Your task
Reproduce each line of the material exactly, minus any picture.

Data block
####################

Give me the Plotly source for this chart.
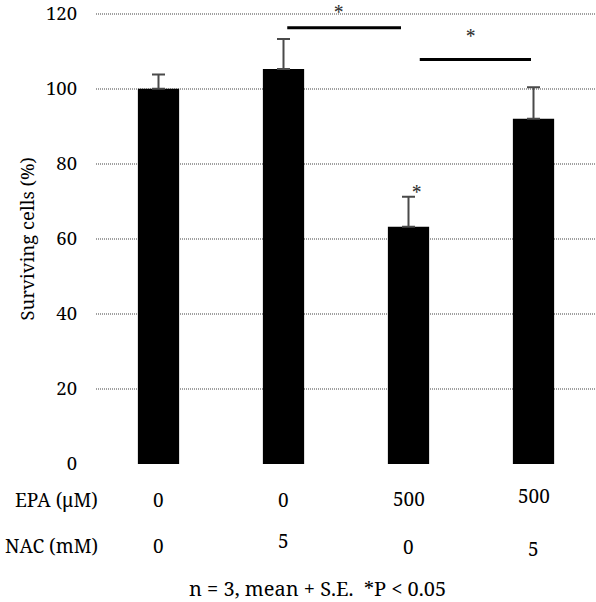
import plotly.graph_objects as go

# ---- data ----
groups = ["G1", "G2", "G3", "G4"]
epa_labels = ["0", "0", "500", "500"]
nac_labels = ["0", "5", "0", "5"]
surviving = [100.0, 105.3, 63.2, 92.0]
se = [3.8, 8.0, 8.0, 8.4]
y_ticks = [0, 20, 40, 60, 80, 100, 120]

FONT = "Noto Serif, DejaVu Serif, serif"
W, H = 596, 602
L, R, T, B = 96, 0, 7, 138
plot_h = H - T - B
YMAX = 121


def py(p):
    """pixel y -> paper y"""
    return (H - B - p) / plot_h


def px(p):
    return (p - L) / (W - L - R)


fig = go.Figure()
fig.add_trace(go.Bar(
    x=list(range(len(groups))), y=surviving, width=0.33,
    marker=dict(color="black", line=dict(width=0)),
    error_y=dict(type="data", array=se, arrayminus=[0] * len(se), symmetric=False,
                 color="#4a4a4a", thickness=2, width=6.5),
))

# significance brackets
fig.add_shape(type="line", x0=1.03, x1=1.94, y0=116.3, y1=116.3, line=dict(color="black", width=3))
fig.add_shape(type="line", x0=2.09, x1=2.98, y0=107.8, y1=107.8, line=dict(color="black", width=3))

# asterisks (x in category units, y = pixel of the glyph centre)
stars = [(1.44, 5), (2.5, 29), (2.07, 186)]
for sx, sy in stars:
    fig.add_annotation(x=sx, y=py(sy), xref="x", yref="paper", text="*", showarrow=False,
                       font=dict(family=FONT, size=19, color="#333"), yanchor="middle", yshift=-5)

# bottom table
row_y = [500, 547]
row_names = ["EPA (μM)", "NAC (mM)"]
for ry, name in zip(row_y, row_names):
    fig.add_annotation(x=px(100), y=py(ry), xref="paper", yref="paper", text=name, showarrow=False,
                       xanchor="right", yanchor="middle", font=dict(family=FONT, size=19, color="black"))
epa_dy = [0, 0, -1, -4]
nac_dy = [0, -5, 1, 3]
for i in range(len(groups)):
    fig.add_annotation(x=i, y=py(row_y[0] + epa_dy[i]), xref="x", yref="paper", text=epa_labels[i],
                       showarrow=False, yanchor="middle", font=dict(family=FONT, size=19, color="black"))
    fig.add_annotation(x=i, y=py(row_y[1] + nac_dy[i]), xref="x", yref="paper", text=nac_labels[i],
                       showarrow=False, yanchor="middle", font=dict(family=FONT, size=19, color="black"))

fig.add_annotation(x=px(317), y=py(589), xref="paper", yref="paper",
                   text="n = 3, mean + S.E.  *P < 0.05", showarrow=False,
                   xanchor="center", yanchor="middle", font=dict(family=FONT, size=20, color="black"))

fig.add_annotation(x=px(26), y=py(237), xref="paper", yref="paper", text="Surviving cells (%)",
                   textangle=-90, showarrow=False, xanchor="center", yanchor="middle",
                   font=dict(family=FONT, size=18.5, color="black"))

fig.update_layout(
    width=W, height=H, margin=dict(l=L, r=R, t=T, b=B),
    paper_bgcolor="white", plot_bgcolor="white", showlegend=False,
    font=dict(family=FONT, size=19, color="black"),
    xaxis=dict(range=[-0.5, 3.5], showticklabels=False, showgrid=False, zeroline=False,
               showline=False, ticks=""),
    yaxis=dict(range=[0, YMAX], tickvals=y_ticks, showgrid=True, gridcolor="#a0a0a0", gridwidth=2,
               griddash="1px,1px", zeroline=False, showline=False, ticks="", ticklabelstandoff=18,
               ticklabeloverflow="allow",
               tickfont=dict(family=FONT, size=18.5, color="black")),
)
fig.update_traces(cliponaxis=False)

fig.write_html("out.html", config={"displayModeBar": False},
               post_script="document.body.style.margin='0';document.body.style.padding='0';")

####################

Solution below
Give me the Plotly source for this chart.
import plotly.graph_objects as go

# ---- data ----
groups = ["G1", "G2", "G3", "G4"]
epa_labels = ["0", "0", "500", "500"]
nac_labels = ["0", "5", "0", "5"]
surviving = [100.0, 105.3, 63.2, 92.0]
se = [3.8, 8.0, 8.0, 8.4]
y_ticks = [0, 20, 40, 60, 80, 100, 120]

FONT = "Noto Serif, DejaVu Serif, serif"
W, H = 596, 602
L, R, T, B = 96, 0, 7, 138
plot_h = H - T - B
YMAX = 121


def py(p):
    """pixel y -> paper y"""
    return (H - B - p) / plot_h


def px(p):
    return (p - L) / (W - L - R)


fig = go.Figure()
fig.add_trace(go.Bar(
    x=list(range(len(groups))), y=surviving, width=0.33,
    marker=dict(color="black", line=dict(width=0)),
    error_y=dict(type="data", array=se, arrayminus=[0] * len(se), symmetric=False,
                 color="#4a4a4a", thickness=2, width=6.5),
))

# significance brackets
fig.add_shape(type="line", x0=1.03, x1=1.94, y0=116.3, y1=116.3, line=dict(color="black", width=3))
fig.add_shape(type="line", x0=2.09, x1=2.98, y0=107.8, y1=107.8, line=dict(color="black", width=3))

# asterisks (x in category units, y = pixel of the glyph centre)
stars = [(1.44, 5), (2.5, 29), (2.07, 186)]
for sx, sy in stars:
    fig.add_annotation(x=sx, y=py(sy), xref="x", yref="paper", text="*", showarrow=False,
                       font=dict(family=FONT, size=19, color="#333"), yanchor="middle", yshift=-5)

# bottom table
row_y = [500, 547]
row_names = ["EPA (μM)", "NAC (mM)"]
for ry, name in zip(row_y, row_names):
    fig.add_annotation(x=px(100), y=py(ry), xref="paper", yref="paper", text=name, showarrow=False,
                       xanchor="right", yanchor="middle", font=dict(family=FONT, size=19, color="black"))
epa_dy = [0, 0, -1, -4]
nac_dy = [0, -5, 1, 3]
for i in range(len(groups)):
    fig.add_annotation(x=i, y=py(row_y[0] + epa_dy[i]), xref="x", yref="paper", text=epa_labels[i],
                       showarrow=False, yanchor="middle", font=dict(family=FONT, size=19, color="black"))
    fig.add_annotation(x=i, y=py(row_y[1] + nac_dy[i]), xref="x", yref="paper", text=nac_labels[i],
                       showarrow=False, yanchor="middle", font=dict(family=FONT, size=19, color="black"))

fig.add_annotation(x=px(317), y=py(589), xref="paper", yref="paper",
                   text="n = 3, mean + S.E.  *P < 0.05", showarrow=False,
                   xanchor="center", yanchor="middle", font=dict(family=FONT, size=20, color="black"))

fig.add_annotation(x=px(26), y=py(237), xref="paper", yref="paper", text="Surviving cells (%)",
                   textangle=-90, showarrow=False, xanchor="center", yanchor="middle",
                   font=dict(family=FONT, size=18.5, color="black"))

fig.update_layout(
    width=W, height=H, margin=dict(l=L, r=R, t=T, b=B),
    paper_bgcolor="white", plot_bgcolor="white", showlegend=False,
    font=dict(family=FONT, size=19, color="black"),
    xaxis=dict(range=[-0.5, 3.5], showticklabels=False, showgrid=False, zeroline=False,
               showline=False, ticks=""),
    yaxis=dict(range=[0, YMAX], tickvals=y_ticks, showgrid=True, gridcolor="#a0a0a0", gridwidth=2,
               griddash="1px,1px", zeroline=False, showline=False, ticks="", ticklabelstandoff=18,
               ticklabeloverflow="allow",
               tickfont=dict(family=FONT, size=18.5, color="black")),
)
fig.update_traces(cliponaxis=False)

fig.write_html("out.html", config={"displayModeBar": False},
               post_script="document.body.style.margin='0';document.body.style.padding='0';")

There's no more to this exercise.